Mais oui, je sais, un homme de mon âge ne devrait pas avoir un compte sur un réseau social. Et surtout un ancien prof. Mais je vous jure que je ne suis que dans le réseau du troisième âge, celui qu’ont déserté les jeunes, vous devinez lequel.
J’avais dit un jour d’une manière provocatrice que les jeunes ont fui ce réseau, on va être enfin seuls entres gens intelligents !
Qu’est-ce qu’un papy fait dans ce « machin » qui n’est franchement pas le lieu d’une grande instruction ? Eh bien c’est peut-être dans cette question qu’il y trouve la réponse.
Car à bien examiner la chose je me suis aperçu que c’était essentiel. Pourquoi ? Parce qu’un esprit ne peut être perpétuellement dans le sérieux de la culture et de l’écrit. C’est en quelque sorte un plongeon dans la réalité des échanges quotidiens spontanés et ne pas se prendre au sérieux.
Sur ce réseau social, on fait semblant de nous disputer sur le forum d’Athènes. « Mais non, mon cher ami, vous dites des bêtises ! » dit l’un et l’autre répond… ». Monsieur (avec ce ton cérémonieux de la réplique), moi j’ai été magistrat, je sais de quoi je parle ! »… (Hier, un gars sympathique, je retranscris ses mots avec mauvaise foi car ils étaient sympathiques et cordiaux).
Nous ne faisions pas autre chose lorsqu’on était gamin en Algérie. On s’instruisait à l’école puis nous disions des bêtises avec nos camarades ou nous écoutions celles de tata Hlima. Et pour elle, la barrière de l’instruction était lorsqu’elle n’avait plus de mots pour nourrir sa colère contre sa voisine (celle-là aussi vous la connaissez depuis le temps que je vous en parle).
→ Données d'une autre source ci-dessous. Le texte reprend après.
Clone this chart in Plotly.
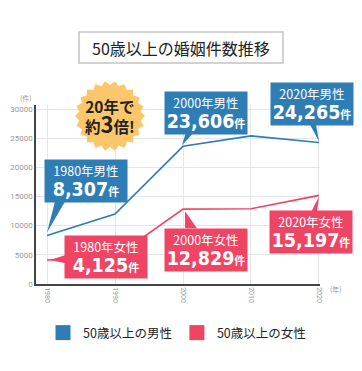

Je suis assez conscient de ce que j’avais voulu apprendre à mes élèves et étudiants, de ne surtout pas s’emmurer dans le sérieux de l’instruction. Dès lors qu’on lui a donné son temps, il faut en sortir. L’intelligence humaine n’est pas seulement dans le monde de l’éducation. Il faut qu’ils s’éclatent, comme ils disent, et prennent leur jeunesse à pleins bras. Rencontrer des camarades, dire des bêtises sur un réseau social etc…
Comme je ne peux plus sauter à la corde, porter un gros écouteur sur les oreilles en risquant la surdité ou tenter la mort en faisant de la trottinette électrique, alors je fais ce que je peux pour m’évader. Je dis des bêtises avec mes amis dans ce territoire numérique devenu une maison de retraite.
Vous me diriez que je peux partager des moments de réflexions et d’échanges avec mon Algéroise. Je vous répondrai qu’elle et moi sommes un tout depuis plus d’un demi-siècle. La réflexion et l’échange se font à tout moment de notre vie. Où que je sois, elle est avec moi. On ne peut pas toujours parler à soi-même, cela attirerait la curiosité des gens.
Non, les séniors, ne sont pas accrocs aux réseaux sociaux. Ils se sont suffisamment construit une carapace pendant des décennies, ils peuvent entrer sans crainte dans cet outil avec un grand discernement. Ils peuvent sortir de leurs réflexions pour s’instruire du monde, avec ce qu’il a de beau ou de futile mais en tout cas essentiel.
Mais jamais, jamais, même si on me menace de m’arracher les yeux, je n’irai dans cet empire de débilité et d’extravagance jusqu’au vulgaire qu’ils nomment Tac Tac, Tic Tic ou, c’est plus conforme à ce qu’ils font, Toc Toc.
Dites-moi les jeunes, c’est bien scroller que se dit la frénésie avec laquelle on fait dérouler les images, non ? En fin de compte c’est comme vos cours, vous les scrollez.
Mince, je viens de me rendre compte que je parle au mur car j’ai dû faire fuir tous les jeunes de mes chroniques depuis longtemps. Revenez, nous scrollerons avec les mots et les paragraphes, avec les vérités ou les grosses erreurs, avec la modestie ou la vanité.
Vous me comprendrez et je vous comprendrai car nous tchatchons tous. Sur les réseaux sociaux comme dans la vie. Et vous me répondrez au bas de la chronique, « Monsieur, j’ai l’honneur et respectueuse intention de corriger vos propos tant ils sont un tantinet stupides ! ».
Je vous jure que beaucoup me parlent comme cela. Prenez le dictionnaire pour un tantinet. Car avec ces gens-là, la définition de l’intelligence est consubstantielle à la grandiloquence. Laissez ouvert le dictionnaire pour consubstantiel et grandiloquence.
Revenez et arrêtez de scroller, on va tous rigoler ensemble. Les papys ne scrollent pas mais ils aiment aussi dire des bêtises.